SEBI’s Stricter Penalties to Bolster Surveillance Standards at Market Infrastructure Institutions
Moneylife Digital Team 07 June 2024
Securities and Exchange Board of India (SEBI) has introduced a stringent new framework to reinforce surveillance standards at market infrastructure institutions (MIIs) such as stock exchanges, clearing corporations and depositories. The framework is scheduled to come into effect from 1 July 2024. 
 
The framework for financial disincentives for surveillance related lapses (FDSRL) aims to penalise MIIs for any lapses in fulfilling their surveillance obligations.

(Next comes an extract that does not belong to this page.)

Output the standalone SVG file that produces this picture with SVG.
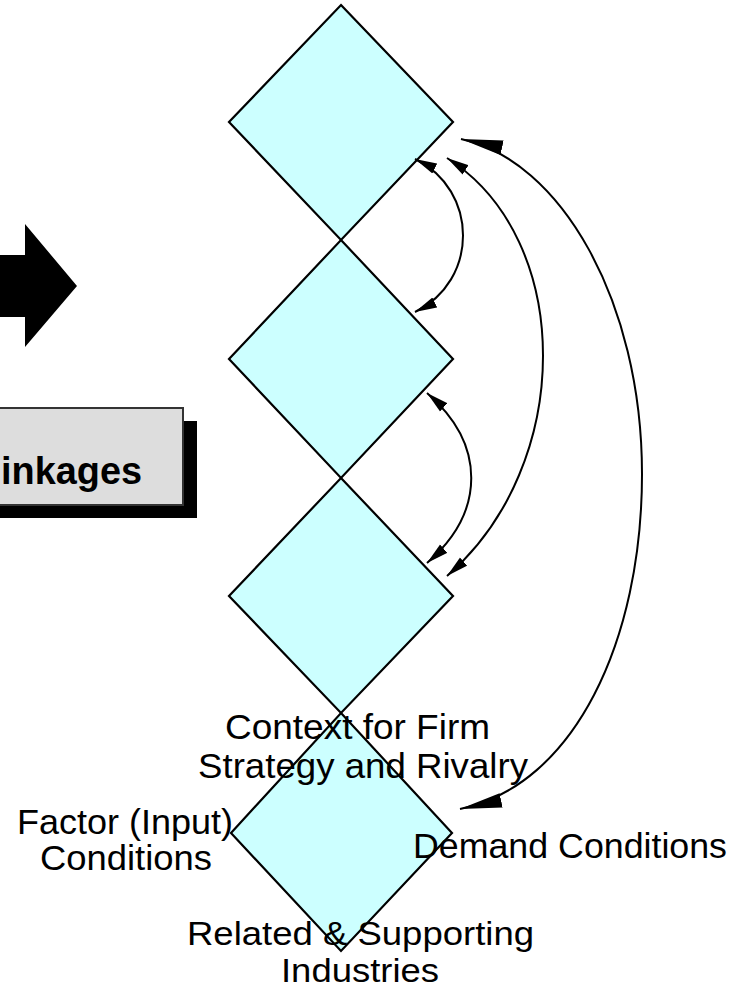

Surveillance related lapses (SRLs) encompass failures to implement SEBI's directives, lapses in conducting surveillance activities, and inadequate or non-reporting surveillance endeavours. 
 
The financial penalties are determined based on the MII's annual revenue and the frequency of lapses. For instance, a first-time lapse by an institution with revenue exceeding Rs1,000 crore will result in a penalty of Rs25 lakhs, escalating to Rs1 crore for subsequent lapses.
 
Upon identifying a lapse, SEBI will allow the respective MII to provide an explanation. If a penalty is imposed, it must be settled within 15 working days, payable to the SEBI Investor Protection and Education Fund (SEBI-IPEF).
 
However, SEBI clarified that minor procedural delays or errors, deemed inconsequential will not attract financial penalties but may result in administrative actions such as warnings.